We are currently working to eliminate this problem. The current work around is to reduce your batch size and break your job up into multiple jobs. These jobs may then be submitted to the queue and either run independently or sequentially. When doing so make sure that the run scripts specify a different save_dir, save_file, and script_name for each job. After your jobs complete the data may be concatenated into a single file. This file will have the same structure as if a single job was run. You might also want to create a crontab to periodically clear our your .sge directory.

concatenation_2

This file demonstrates concatenating data from two separate jobs.

Import necessary modules:

import polyadcirc.run_framework.domain as dom
import polyadcirc.run_framework.random_wall as rmw

Specifiy directories for the jobs that were run:

base_dir = '/h1/lgraham/workspace'
grid_dir = base_dir + '/ADCIRC_landuse/Inlet/inputs/poly_walls'
save_dir1 = base_dir + '/ADCIRC_landuse/Inlet/runs/poly_wall1'
save_dir2 = base_dir + '/ADCIRC_landuse/Inlet/runs/poly_wall2'
basis_dir = base_dir + '/ADCIRC_landuse/Inlet/landuse_basis/gap/beach_walls_2lands'

Specify the save file:

save_file = 'py_save_file'

Load the data from both runs:

main_run, domain, mann_pts, wall_pts, points = rmw.loadmat(save_file, base_dir,
    grid_dir, save_dir1, basis_dir)
other_run, domain, mann_pts2, wall_pts2, points2 = rmw.loadmat(save_file,
    base_dir, grid_dir, save_dir2, basis_dir)
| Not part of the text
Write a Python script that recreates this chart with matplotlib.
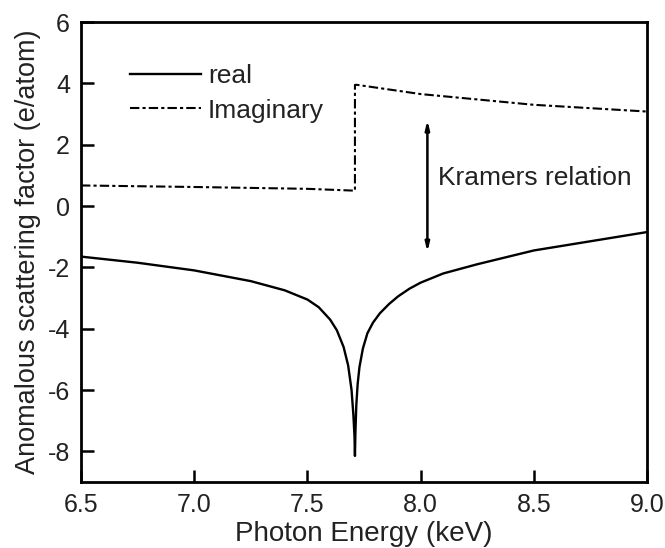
import matplotlib
matplotlib.use('Agg')
import matplotlib.pyplot as plt

plt.rcParams['font.family'] = ['Liberation Sans', 'DejaVu Sans']
plt.rcParams['axes.unicode_minus'] = False

# real part f' (e/atom)
real_energy = [6.5, 6.75, 7.0, 7.25, 7.4, 7.5, 7.55, 7.6, 7.63, 7.66, 7.68, 7.695, 7.703, 7.708, 7.71,
               7.712, 7.716, 7.722, 7.73, 7.745, 7.765, 7.79, 7.82, 7.86, 7.9, 7.95, 8.0, 8.1,
               8.25, 8.5, 8.75, 9.0]
real_f = [-1.65, -1.85, -2.1, -2.45, -2.75, -3.05, -3.3, -3.7, -4.05, -4.6, -5.2, -6.0, -6.8, -7.5, -8.15,
          -7.4, -6.5, -5.8, -5.25, -4.65, -4.15, -3.8, -3.5, -3.2, -2.95, -2.7, -2.5, -2.2,
          -1.9, -1.45, -1.15, -0.85]

# imaginary part f'' (e/atom)
imag_energy = [6.5, 7.0, 7.5, 7.71, 7.71, 7.72, 8.0, 8.5, 9.0]
imag_f = [0.67, 0.62, 0.56, 0.5, 3.95, 3.95, 3.65, 3.3, 3.08]

fig = plt.figure(figsize=(6.65, 5.48), dpi=100)
ax = fig.add_axes([81 / 665, 1 - 482 / 548, 566 / 665, 460 / 548])

ax.plot(real_energy, real_f, color='black', lw=1.7, label='real')
ax.plot(imag_energy, imag_f, color='black', lw=1.5, dashes=[4.5, 1.5, 1.5, 1.5], label='Imaginary')

# Kramers relation arrow
ax.annotate('', xy=(8.03, 2.8), xytext=(8.03, -1.5),
            arrowprops=dict(arrowstyle='<|-|>,head_width=0.12,head_length=0.5', lw=1.8, color='black',
                            shrinkA=0, shrinkB=0))
ax.text(8.075, 0.9, 'Kramers relation', fontsize=19, va='center', ha='left', color='#222222')

ax.set_xlim(6.5, 9.0)
ax.set_ylim(-9, 6)
ax.set_xticks([6.5, 7.0, 7.5, 8.0, 8.5, 9.0])
ax.set_xticklabels(['6.5', '7.0', '7.5', '8.0', '8.5', '9.0'])
ax.set_yticks([-8, -6, -4, -2, 0, 2, 4, 6])
ax.tick_params(direction='in', length=9, width=1.8, labelsize=18, pad=8, labelcolor='#222222')
for s in ax.spines.values():
    s.set_linewidth(2)

ax.set_xlabel('Photon Energy (keV)', fontsize=20, labelpad=3, color='#222222')
ax.set_ylabel('Anomalous scattering factor (e/atom)', fontsize=19.5, labelpad=5, color='#222222')

leg = ax.legend(loc='upper left', bbox_to_anchor=(0.045, 0.96), frameon=False, fontsize=19,
                handlelength=2.7, handletextpad=0.25, labelspacing=0.4)
for t in leg.get_texts():
    t.set_color('#222222')

plt.savefig('out.png', dpi=100)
Concatenate the data from both runs and save to a runSet object:

cated = main_run.concatenate(other_run, points, points2)
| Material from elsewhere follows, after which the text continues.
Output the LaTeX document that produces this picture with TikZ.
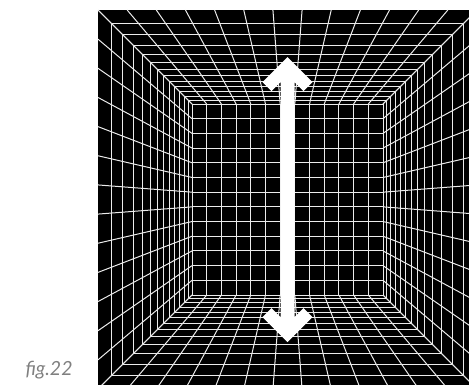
\documentclass[tikz,border=0pt]{standalone}
\usepackage{fontspec}
\setmainfont{Lato}
\usepackage{tikz}
\usetikzlibrary{calc}

\begin{document}
\begin{tikzpicture}[x=1pt, y=-1pt,
    gridline/.style={white!92!black, line width=1pt},
    figlabel/.style={black!50, font=\fontsize{19.5}{22}\selectfont\itshape, anchor=base west}]
    \useasboundingbox (0,0) rectangle (469,384);
    % room centre, front half-size, back half-size
    \def\cx{287.5}
    \def\cy{199.5}
    \def\R{189.5}
    \def\r{95.5}
    \begin{scope}
        \clip (0,0) rectangle (469,384);
        % Black room
        \fill[black] (\cx-\R,\cy-\R) rectangle (\cx+\R,\cy+\R);
        % Back wall grid
        \foreach \i in {0,...,13}
        {
            \draw[gridline] ({\cx-\r+\i*2*\r/13},\cy-\r) -- ({\cx-\r+\i*2*\r/13},\cy+\r);
            \draw[gridline] (\cx-\r,{\cy-\r+\i*2*\r/13}) -- (\cx+\r,{\cy-\r+\i*2*\r/13});
        }
        % Receding lines on walls, ceiling and floor
        \foreach \i in {0,...,13}
        {
            \pgfmathsetmacro\u{-1+2*\i/13}
            \draw[gridline] (\cx-\R,{\cy+\u*\R}) -- (\cx-\r,{\cy+\u*\r});
            \draw[gridline] (\cx+\R,{\cy+\u*\R}) -- (\cx+\r,{\cy+\u*\r});
            \draw[gridline] ({\cx+\u*\R},\cy-\R) -- ({\cx+\u*\r},\cy-\r);
            \draw[gridline] ({\cx+\u*\R},\cy+\R) -- ({\cx+\u*\r},\cy+\r);
        }
        % Depth rings (equal steps in depth)
        \foreach \j in {1,...,12}
        {
            \pgfmathsetmacro\s{\R/(1+(\R/\r-1)*\j/13)}
            \draw[gridline] (\cx-\s,\cy-\s) rectangle (\cx+\s,\cy+\s);
        }
    \end{scope}

    % Double arrow
    \fill[white] (\cx,57) -- (\cx+25,82) -- (\cx+16,91) -- (\cx+7,82)
        -- (\cx+7,317) -- (\cx+16,308) -- (\cx+25,317) -- (\cx,342)
        -- (\cx-25,317) -- (\cx-16,308) -- (\cx-7,317)
        -- (\cx-7,82) -- (\cx-16,91) -- (\cx-25,82) -- cycle;

    \node[figlabel] (fig) at (22,375) {fig.22};
\end{tikzpicture}
\end{document}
Store the concatenated version of points in a dictonary object:

mdat = dict()
mdat['points'] = cated[1]

Concatenate and store mann_pts and wall_pts in the dictionary:

mdat['mann_pts'] = np.concatenate((mann_pts1, mann_pts2),
    axis = points1.ndim-1)
mdat['wall_pts'] = np.concatenate((wall_pts1, wall_pts2),
    axis = points1.ndim-1)

Save the data to a new save file in save_dir1 as cat_file.mat:

main_run.update_mdict(mdat)
main_run.save(mdat, 'cat_file')

concatenate_many

This file demonstrates concatenating data from seven different jobs.

Import necessary modules:

import polyadcirc.run_framework.domain as dom
import polyadcirc.run_framework.random_wall as rmw

Specify the directories for the jobs and the base string for the save_dir and save_file. The name pattern for the save_dir and save_file is name+str(n) where n indicates this the the files and directory for the nth job:

base_dir = '/h1/lgraham/workspace'
grid_dir = base_dir + '/ADCIRC_landuse/Inlet/inputs/poly_walls'
save_dir = base_dir + '/ADCIRC_landuse/Inlet/runs/poly_wall'
basis_dir = base_dir + '/ADCIRC_landuse/Inlet/landuse_basis/gap/beach_walls_2lands'

save_file = 'py_save_file'

Load the data from the first job:

main_run, domain, mann_pts, wall_pts, points = rmw.loadmat(save_file+'0',
    base_dir, grid_dir, save_dir+'_0', basis_dir)

Load and concatenate the data for the remaning runs:

for i in xrange(1,7):
    save_file2 = save_file+str(i) # construct the save_file name
    save_dir2 = save_dir+'_'+str(i) # construct the save_dir name
    # load the data
    other_run, domain, mann_pts2, wall_pts2, points2 = rmw.loadmat(save_file2,
        base_dir, grid_dir, save_dir2,basis_dir)
    # concatenate the data
    run, points = main_run.concatenate(other_run, points, points2)

Save the data to save_dir+'_0'

mdat = dict()
mdat['points'] = points

main_run.update_mdict(mdat)
main_run.save(mdat, 'poly7_file')

Notice that in this example mann_pts and wall_pts are NOT saved. These two arrays have been stitched together into the points array using numpy.vstack((np.repeat(wall_points, s_p_wall,1), mann_pts)) in polyadcirc.run_framework.random_wall.runSet.run_points() into a single array.